To reduce the map node size, map node compaction is proposed. If the mapping efficiency becomes smaller than a certain threshold, FTL reorganizes the map node by removing holes (invalid flash pages) in the corresponding mapping segment so that only one consecutive array of valid blocks should be in the region.
Evaluation
IPLFS and Interval Mapping was implemented on F2FS (Linux 5.11.0) and OpenSSD (230GB, 8 channels), respectively. All the experiments conducted on a PC with Intel CPU i7-4770K and 8 GB DRAM.
Under FIO workload, the performance of F2FS drops to 1/10 when it starts to perform garbage collection while IPLFS performance remains steady. Under YCSB-A workload with MySQL, the average read latency and the average update latency of IPLFS are 1/2 and 1/3 of those of F2FS, respectively. Moreover, tail latencies of update at 95% and at 99% in IPLFS are 5.2× and 5× lower than those of F2FS.
Address translation overhead was evaluated as well. Interval Mapping yields 88% longer mapping latency than the page mapping. When creating a new mapping entry, Interval Mapping exhibits 3.3× longer latency than the page mapping. However, for end-to-end latency, the read latency and the write latency of Interval Mapping and page mapping are almost identical.

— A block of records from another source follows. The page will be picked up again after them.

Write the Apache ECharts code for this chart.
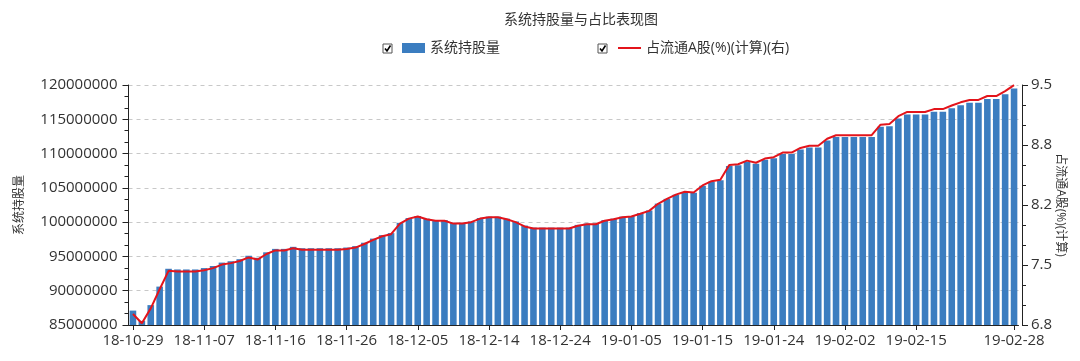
<!DOCTYPE html>
<html>
<head>
<meta charset="utf-8">
<script src="https://cdn.jsdelivr.net/npm/echarts@6/dist/echarts.min.js"></script>
<style>
html,body{margin:0;padding:0;background:#fff;}
#chart{width:1080px;height:361px;}
</style>
</head>
<body>
<div id="chart"></div>
<script>
const dates = [
'18-10-29','18-10-30','18-10-31','18-11-01','18-11-02','18-11-03','18-11-05','18-11-06','18-11-07',
'18-11-08','18-11-09','18-11-10','18-11-12','18-11-13','18-11-14','18-11-15','18-11-16',
'18-11-17','18-11-19','18-11-20','18-11-21','18-11-22','18-11-23','18-11-24','18-11-26',
'18-11-27','18-11-28','18-11-29','18-11-30','18-12-01','18-12-03','18-12-04','18-12-05',
'18-12-06','18-12-07','18-12-08','18-12-10','18-12-11','18-12-12','18-12-13','18-12-14',
'18-12-15','18-12-17','18-12-18','18-12-19','18-12-20','18-12-21','18-12-22','18-12-24',
'18-12-25','18-12-26','18-12-27','18-12-28','19-01-02','19-01-03','19-01-04','19-01-05',
'19-01-07','19-01-08','19-01-09','19-01-10','19-01-11','19-01-12','19-01-14','19-01-15',
'19-01-16','19-01-17','19-01-18','19-01-19','19-01-21','19-01-22','19-01-23','19-01-24',
'19-01-25','19-01-26','19-01-28','19-01-29','19-01-30','19-01-31','19-02-01','19-02-02',
'19-02-03','19-02-09','19-02-10','19-02-11','19-02-12','19-02-13','19-02-14','19-02-15',
'19-02-16','19-02-18','19-02-19','19-02-20','19-02-21','19-02-22','19-02-23','19-02-25','19-02-26','19-02-27','19-02-28'
];

const holdings = [
87100000, 85600000, 87900000, 90600000, 93200000, 93100000, 93100000, 93100000, 93300000, 93600000,
94100000, 94300000, 94600000, 95100000, 94800000, 95600000, 96100000, 96100000, 96400000, 96200000,
96200000, 96200000, 96200000, 96200000, 96300000, 96500000, 97000000, 97600000, 98100000, 98400000,
99900000, 100600000, 100900000, 100500000, 100300000, 100300000, 99900000, 99900000, 100100000, 100600000,
100800000, 100800000, 100500000, 100100000, 99500000, 99200000, 99200000, 99200000, 99200000, 99200000,
99600000, 99800000, 99800000, 100300000, 100500000, 100800000, 100900000, 101300000, 101700000, 102700000,
103400000, 104000000, 104400000, 104300000, 105300000, 105900000, 106100000, 108200000, 108300000, 108800000,
108500000, 109100000, 109300000, 109950000, 109950000, 110600000, 110900000, 110900000, 111900000, 112400000,
112400000, 112400000, 112400000, 112400000, 113900000, 114000000, 115100000, 115700000, 115700000, 115700000,
116100000, 116100000, 116600000, 117050000, 117400000, 117400000, 117950000, 117950000, 118650000, 119500000
];

const ratio = [
6.924, 6.820, 6.987, 7.202, 7.409, 7.401, 7.401, 7.401, 7.417, 7.440,
7.480, 7.496, 7.520, 7.560, 7.536, 7.599, 7.639, 7.639, 7.663, 7.647,
7.647, 7.647, 7.647, 7.647, 7.655, 7.671, 7.711, 7.758, 7.798, 7.822,
7.941, 7.997, 8.021, 7.989, 7.973, 7.973, 7.941, 7.941, 7.957, 7.997,
8.013, 8.013, 7.989, 7.957, 7.909, 7.886, 7.886, 7.886, 7.886, 7.886,
7.917, 7.933, 7.933, 7.973, 7.989, 8.013, 8.021, 8.052, 8.084, 8.164,
8.219, 8.267, 8.299, 8.291, 8.370, 8.418, 8.434, 8.601, 8.609, 8.649,
8.625, 8.672, 8.688, 8.740, 8.740, 8.792, 8.816, 8.816, 8.895, 8.935,
8.935, 8.935, 8.935, 8.935, 9.054, 9.062, 9.149, 9.197, 9.197, 9.197,
9.229, 9.229, 9.269, 9.305, 9.332, 9.332, 9.376, 9.376, 9.432, 9.499
];

const xTickLabels = ['18-10-29','18-11-07','18-11-16','18-11-26','18-12-05','18-12-14','18-12-24','19-01-05','19-01-15','19-01-24','19-02-02','19-02-15','19-02-28'];
const rightTickLabels = ['6.8','7.5','8.2','8.8','9.5'];

const titleText = '系统持股量与占比表现图';
const barName = '系统持股量';
const lineName = '占流通A股(%)(计算)(右)';
const rightAxisName = '占流通A股(%)(计算)';

const FONT = "'Open Sans', 'Noto Sans CJK SC', sans-serif";
const chart = echarts.init(document.getElementById('chart'), null, {renderer: 'canvas'});

function checkbox(x, y) {
  return {
    type: 'group', x: x, y: y,
    children: [
      {type: 'rect', shape: {x: 0, y: 0, width: 9, height: 9}, style: {fill: '#fff', stroke: '#555', lineWidth: 1}},
      {type: 'polyline', shape: {points: [[2, 4.5], [4, 7], [7.5, 1.5]]}, style: {stroke: '#000', lineWidth: 1.6, fill: null}}
    ]
  };
}

const showLabel = (i, v) => xTickLabels.indexOf(dates[i]) >= 0;

chart.setOption({
  animation: false,
  textStyle: {fontFamily: FONT},
  title: {
    text: titleText, left: 499, top: 8,
    textStyle: {fontSize: 14, fontWeight: 'normal', color: '#333', fontFamily: FONT}
  },
  legend: {
    left: 397, top: 36,
    itemWidth: 23, itemHeight: 10, itemGap: 117,
    textStyle: {fontSize: 14, color: '#333', fontFamily: FONT},
    data: [
      {name: barName, icon: 'rect'},
      {name: lineName, itemStyle: {color: 'rgba(0,0,0,0)', borderWidth: 0, opacity: 0}, lineStyle: {color: '#e3141b', width: 2}}
    ]
  },
  graphic: [checkbox(383, 44), checkbox(598, 44)],
  grid: {left: 128.5, right: 61.5, top: 85, bottom: 36},
  xAxis: {
    type: 'category',
    data: dates,
    boundaryGap: true,
    axisLine: {lineStyle: {color: '#222', width: 1}},
    axisTick: {show: true, interval: showLabel, alignWithLabel: true, length: 5, lineStyle: {color: '#222'}},
    axisLabel: {interval: showLabel, fontSize: 15, color: '#333', margin: 8, fontFamily: FONT},
    splitLine: {show: false}
  },
  yAxis: [
    {
      type: 'value', position: 'left',
      min: 85000000, max: 120000000, interval: 5000000,
      name: barName, nameLocation: 'middle', nameGap: 103, nameRotate: 90,
      nameTextStyle: {fontSize: 12, color: '#333', fontFamily: FONT},
      axisLine: {show: true, lineStyle: {color: '#222'}},
      axisTick: {show: true, length: 6, lineStyle: {color: '#222'}},
      minorTick: {show: true, splitNumber: 3, length: 4, lineStyle: {color: '#222'}},
      axisLabel: {fontSize: 15, color: '#333', margin: 11, fontFamily: FONT, formatter: v => String(v)},
      splitLine: {show: true, lineStyle: {color: '#c8c8c8', type: [4, 4], width: 1}}
    },
    {
      type: 'value', position: 'right', offset: 3.5,
      min: 6.8, max: 9.5, interval: 0.675,
      name: rightAxisName, nameLocation: 'middle', nameGap: 32, nameRotate: -90,
      nameMoveOverlap: false,
      nameTextStyle: {fontSize: 12, color: '#333', fontFamily: FONT},
      axisLine: {show: true, lineStyle: {color: '#222'}},
      axisTick: {show: true, length: 6, lineStyle: {color: '#222'}},
      minorTick: {show: true, splitNumber: 3, length: 4, lineStyle: {color: '#222'}},
      axisLabel: {
        fontSize: 15, color: '#333', margin: 9, fontFamily: FONT,
        formatter: v => rightTickLabels[Math.round((v - 6.8) / 0.675)]
      },
      splitLine: {show: false}
    }
  ],
  series: [
    {
      name: barName, type: 'bar', yAxisIndex: 0,
      data: holdings, barWidth: '74%',
      itemStyle: {color: '#3b7dc0'}
    },
    {
      name: lineName, type: 'line', yAxisIndex: 1,
      data: ratio, symbol: 'none', showSymbol: false,
      lineStyle: {color: '#e3141b', width: 2},
      itemStyle: {color: '#e3141b'}
    }
  ]
});
</script>
</body>
</html>
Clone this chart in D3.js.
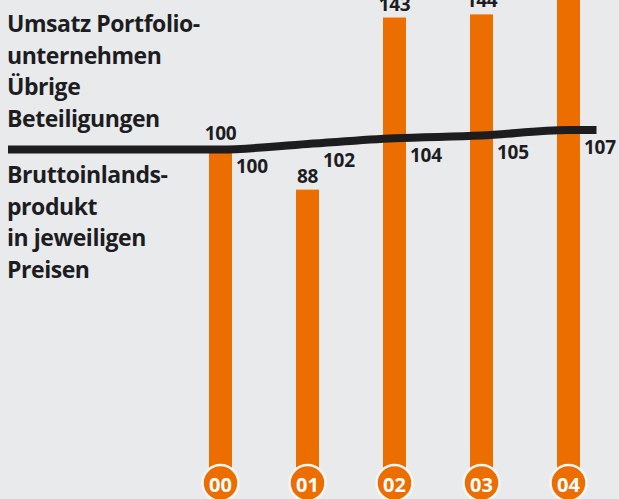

Furthermore, the effectiveness of map node compaction was examined with a 160GB file. Without compaction, the mapping tree size increases as the filesystem ages and reaches over 80 Mbyte. On the other hand, the mapping tree size stays at around 40 MB with compaction. Mapping table size remains almost the same as the mapping table size for 160 GB even though the active interval expands to 305 GB.
Conclusion
Separating the logical filesystem partition size from the physical storage size and making the logical filesystem partition size virtually infinite, IPLFS get freed from garbage collection. In addition, interval-mapping allow IPLFS to manage infinite virtual address space efficiently by only mapping actively used filesystem region. The authors proved its efficiency in terms of throughput, latency and space usage.